WHAT THIS TASK INVOLVES ::
Print word for word the first line of the listing below and every line after it, through the line with "82, 80, 80]". Leave out the pictures and the rest.

☆ ☆ ☆ ☆ ☆

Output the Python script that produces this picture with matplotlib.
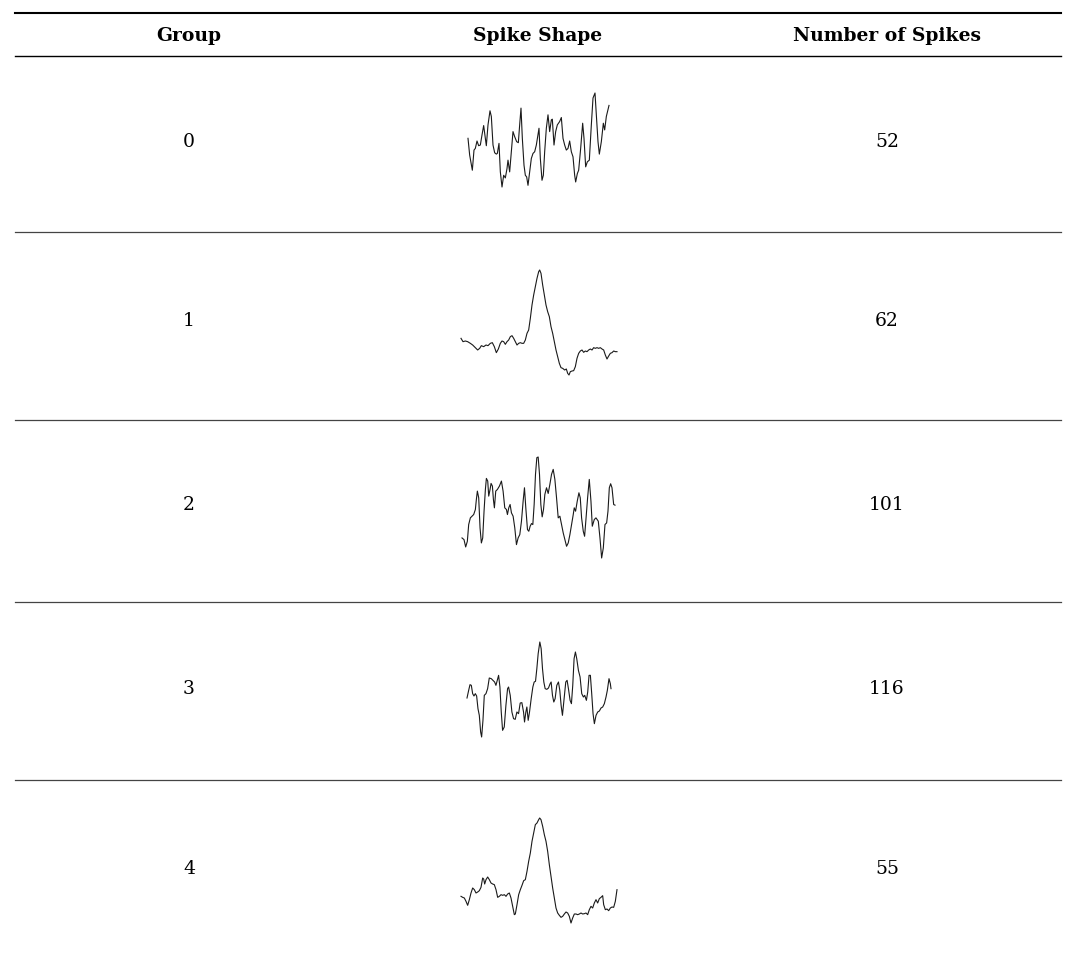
import numpy as np
import matplotlib
matplotlib.use('Agg')
import matplotlib.pyplot as plt

# table content
headers = ['Group', 'Spike Shape', 'Number of Spikes']
groups = ['0', '1', '2', '3', '4']
n_spikes = [52, 62, 101, 116, 55]

# spike waveforms (sample position, amplitude in arbitrary units)
spike0_t = [40, 45, 53, 58, 62, 67, 72, 77, 82, 87, 92, 95, 100, 106, 110, 115, 120, 125, 128, 133,
            137, 142, 147, 152, 157, 160, 165, 170, 175, 180, 186, 191, 195, 199, 203, 208, 212, 216,
            220, 225, 230, 235, 240, 245, 249, 253, 257, 262, 266, 270, 275, 280, 285, 290, 293, 298,
            303, 308, 315, 320, 325, 330, 335, 340, 345, 350, 355, 360, 363, 368, 372, 378, 384, 388,
            393, 398, 404, 410, 415, 421, 425, 430, 434, 440, 446, 450, 455, 463]
spike0_v = [190, 140, 95, 155, 160, 182, 168, 170, 200, 228, 190, 168, 230, 272, 255, 170, 147, 143,
            145, 175, 90, 45, 80, 72, 100, 125, 90, 150, 210, 195, 180, 177, 230, 280, 190, 110, 80,
            75, 50, 90, 130, 145, 150, 170, 195, 220, 130, 65, 80, 150, 220, 260, 210, 245, 247, 170,
            210, 230, 240, 252, 190, 170, 155, 160, 182, 150, 135, 80, 60, 85, 95, 160, 235, 190, 105,
            120, 125, 230, 310, 325, 260, 180, 143, 180, 235, 215, 255, 288]

spike1_t = [32, 38, 45, 52, 60, 67, 75, 82, 88, 93, 100, 107, 113, 120, 126, 132, 138, 144, 150, 155,
            160, 165, 170, 175, 180, 185, 190, 195, 200, 205, 210, 215, 220, 225, 230, 235, 240, 245,
            250, 255, 260, 265, 268, 272, 277, 282, 287, 292, 297, 302, 307, 312, 317, 322, 327, 332,
            337, 343, 348, 352, 356, 360, 365, 370, 375, 380, 385, 390, 395, 400, 405, 410, 415, 420,
            425, 430, 435, 440, 445, 450, 455, 460, 465, 470, 475, 480, 485, 490, 495, 500]
spike1_v = [120, 110, 112, 110, 105, 100, 92, 85, 90, 98, 95, 100, 98, 105, 107, 95, 77, 88, 105, 112,
            110, 102, 110, 115, 125, 128, 120, 110, 100, 105, 107, 105, 105, 115, 135, 145, 180, 220,
            250, 275, 300, 320, 325, 315, 280, 250, 220, 200, 185, 155, 135, 110, 85, 65, 45, 32,
            30, 25, 28, 15, 10, 20, 22, 23, 35, 60, 75, 82, 85, 78, 82, 80, 85, 88,
            85, 92, 90, 92, 90, 92, 88, 85, 70, 58, 67, 75, 77, 82, 80, 80]

spike2_t = [22, 28, 33, 38, 42, 47, 52, 57, 62, 65, 68, 72, 76, 80, 84, 88, 92, 95, 99, 102, 106, 109,
            113, 116, 119, 123, 128, 134, 140, 145, 150, 155, 158, 162, 166, 170, 175, 180, 185, 190,
            195, 200, 205, 209, 213, 218, 222, 226, 230, 234, 238, 242, 246, 250, 254, 258, 262, 266,
            270, 275, 280, 285, 290, 295, 300, 305, 310, 315, 320, 325, 330, 335, 340, 345, 350, 355,
            358, 362, 367, 372, 376, 380, 385, 389, 393, 398, 403, 408, 412, 418, 423, 430, 435, 440,
            445, 450, 455, 459, 463, 467, 471, 476, 480]
spike2_v = [80, 75, 53, 70, 120, 140, 145, 150, 165, 195, 220, 200, 110, 65, 80, 160, 225, 258, 250,
            205, 225, 243, 235, 195, 170, 220, 225, 235, 250, 220, 170, 165, 150, 170, 180, 155, 145,
            110, 60, 80, 90, 130, 190, 230, 170, 105, 100, 115, 123, 120, 180, 270, 320, 322, 270,
            180, 143, 165, 210, 230, 213, 240, 270, 285, 255, 200, 140, 145, 120, 95, 75, 55, 65, 90,
            120, 150, 170, 160, 190, 215, 200, 140, 100, 85, 135, 200, 255, 190, 115, 135, 140, 130,
            80, 20, 50, 120, 125, 160, 230, 242, 230, 180, 178]

spike3_t = [35, 40, 44, 48, 52, 56, 60, 64, 68, 72, 76, 79, 83, 87, 92, 97, 102, 108, 113, 118, 122,
            126, 130, 134, 138, 142, 147, 152, 157, 160, 165, 170, 175, 180, 185, 190, 195, 200, 205,
            208, 212, 215, 219, 223, 228, 233, 237, 241, 245, 249, 254, 258, 262, 266, 270, 275, 280,
            285, 288, 292, 296, 300, 305, 310, 314, 318, 322, 327, 332, 336, 340, 345, 349, 353, 357,
            361, 365, 370, 375, 380, 385, 389, 394, 398, 402, 406, 410, 414, 418, 423, 428, 433, 438,
            443, 448, 453, 457, 462, 466, 468]
spike3_v = [152, 175, 192, 190, 165, 158, 165, 158, 120, 100, 50, 35, 85, 160, 165, 180, 212, 210, 205,
            200, 190, 205, 220, 185, 110, 55, 65, 130, 180, 185, 160, 110, 90, 88, 110, 105, 137, 138,
            110, 80, 110, 125, 85, 110, 150, 185, 200, 202, 240, 285, 320, 300, 240, 200, 180, 178,
            182, 195, 200, 160, 140, 150, 190, 200, 175, 130, 100, 150, 200, 205, 180, 145, 135, 190,
            270, 290, 270, 235, 215, 165, 155, 160, 145, 170, 220, 220, 165, 105, 75, 100, 110, 113,
            122, 125, 135, 155, 175, 210, 195, 180]

spike4_t = [32, 37, 42, 47, 52, 57, 62, 67, 72, 77, 82, 87, 92, 97, 100, 103, 107, 112, 117, 122, 127,
            132, 137, 142, 147, 152, 157, 162, 167, 172, 177, 182, 187, 192, 195, 200, 205, 210, 215,
            220, 225, 230, 235, 240, 245, 250, 255, 260, 265, 268, 272, 277, 282, 287, 292, 297, 302,
            307, 312, 317, 322, 327, 332, 337, 342, 347, 352, 357, 362, 367, 372, 377, 382, 387, 392,
            397, 402, 407, 412, 417, 422, 427, 432, 437, 442, 447, 452, 457, 460, 465, 470, 475, 480,
            485, 490, 495, 500]
spike4_v = [85, 82, 80, 70, 58, 75, 95, 110, 105, 95, 98, 102, 112, 140, 137, 122, 135, 143, 135, 125,
            122, 120, 105, 82, 85, 90, 88, 90, 85, 92, 95, 80, 55, 30, 32, 60, 90, 105, 118, 132,
            135, 160, 190, 215, 250, 275, 300, 305, 315, 320, 315, 295, 270, 250, 220, 180, 145, 110,
            80, 50, 35, 28, 22, 25, 32, 38, 35, 25, 5, 20, 32, 32, 30, 32, 35, 32, 33, 35, 30, 45,
            55, 50, 65, 75, 65, 78, 82, 87, 60, 45, 47, 42, 50, 53, 52, 70, 105]

spikes = [(spike0_t, spike0_v), (spike1_t, spike1_v), (spike2_t, spike2_v),
          (spike3_t, spike3_v), (spike4_t, spike4_v)]

W, H = 1067, 958
fig = plt.figure(figsize=(W / 100, H / 100), dpi=100)
ax = fig.add_axes([0, 0, 1, 1])
ax.set_xlim(0, W)
ax.set_ylim(H, 0)
ax.axis('off')

font = ['DejaVu Serif']
col_x = [189, 538, 887]
x0, x1 = 15, 1061

# rules
ax.plot([x0, x1], [13, 13], color='black', lw=1.5)
ax.plot([x0, x1], [56, 56], color='black', lw=1.0)
for y in [232, 420, 602, 780]:
    ax.plot([x0, x1], [y, y], color='#444444', lw=0.9)

for x, h in zip(col_x, headers):
    ax.text(x, 36, h, ha='center', va='center', fontsize=13.5, fontweight='bold', family=font)

row_y = [142, 321, 505, 689, 869]
for y, g, n in zip(row_y, groups, n_spikes):
    ax.text(col_x[0], y, g, ha='center', va='center', fontsize=13.5, family=font)
    ax.text(col_x[2], y, str(n), ha='center', va='center', fontsize=13.5, family=font)

# spike boxes in pixels: left, top, right, bottom
boxes = [(468, 93, 609, 187), (461, 270, 617, 375), (462, 457, 615, 558),
         (467, 642, 611, 737), (461, 818, 617, 923)]
for (t, v), (l, tp, r, b) in zip(spikes, boxes):
    sax = fig.add_axes([l / W, 1 - b / H, (r - l) / W, (b - tp) / H])
    sax.plot(t, v, color='#1a1a1a', lw=0.8, clip_on=False)
    sax.set_xlim(min(t), max(t))
    sax.set_ylim(min(v), max(v))
    sax.axis('off')

fig.savefig('out.png', dpi=100)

☆ ☆ ☆ ☆ ☆

WORKED SOLUTION ::
Output the Python script that produces this picture with matplotlib.
import numpy as np
import matplotlib
matplotlib.use('Agg')
import matplotlib.pyplot as plt

# table content
headers = ['Group', 'Spike Shape', 'Number of Spikes']
groups = ['0', '1', '2', '3', '4']
n_spikes = [52, 62, 101, 116, 55]

# spike waveforms (sample position, amplitude in arbitrary units)
spike0_t = [40, 45, 53, 58, 62, 67, 72, 77, 82, 87, 92, 95, 100, 106, 110, 115, 120, 125, 128, 133,
            137, 142, 147, 152, 157, 160, 165, 170, 175, 180, 186, 191, 195, 199, 203, 208, 212, 216,
            220, 225, 230, 235, 240, 245, 249, 253, 257, 262, 266, 270, 275, 280, 285, 290, 293, 298,
            303, 308, 315, 320, 325, 330, 335, 340, 345, 350, 355, 360, 363, 368, 372, 378, 384, 388,
            393, 398, 404, 410, 415, 421, 425, 430, 434, 440, 446, 450, 455, 463]
spike0_v = [190, 140, 95, 155, 160, 182, 168, 170, 200, 228, 190, 168, 230, 272, 255, 170, 147, 143,
            145, 175, 90, 45, 80, 72, 100, 125, 90, 150, 210, 195, 180, 177, 230, 280, 190, 110, 80,
            75, 50, 90, 130, 145, 150, 170, 195, 220, 130, 65, 80, 150, 220, 260, 210, 245, 247, 170,
            210, 230, 240, 252, 190, 170, 155, 160, 182, 150, 135, 80, 60, 85, 95, 160, 235, 190, 105,
            120, 125, 230, 310, 325, 260, 180, 143, 180, 235, 215, 255, 288]

spike1_t = [32, 38, 45, 52, 60, 67, 75, 82, 88, 93, 100, 107, 113, 120, 126, 132, 138, 144, 150, 155,
            160, 165, 170, 175, 180, 185, 190, 195, 200, 205, 210, 215, 220, 225, 230, 235, 240, 245,
            250, 255, 260, 265, 268, 272, 277, 282, 287, 292, 297, 302, 307, 312, 317, 322, 327, 332,
            337, 343, 348, 352, 356, 360, 365, 370, 375, 380, 385, 390, 395, 400, 405, 410, 415, 420,
            425, 430, 435, 440, 445, 450, 455, 460, 465, 470, 475, 480, 485, 490, 495, 500]
spike1_v = [120, 110, 112, 110, 105, 100, 92, 85, 90, 98, 95, 100, 98, 105, 107, 95, 77, 88, 105, 112,
            110, 102, 110, 115, 125, 128, 120, 110, 100, 105, 107, 105, 105, 115, 135, 145, 180, 220,
            250, 275, 300, 320, 325, 315, 280, 250, 220, 200, 185, 155, 135, 110, 85, 65, 45, 32,
            30, 25, 28, 15, 10, 20, 22, 23, 35, 60, 75, 82, 85, 78, 82, 80, 85, 88,
            85, 92, 90, 92, 90, 92, 88, 85, 70, 58, 67, 75, 77, 82, 80, 80]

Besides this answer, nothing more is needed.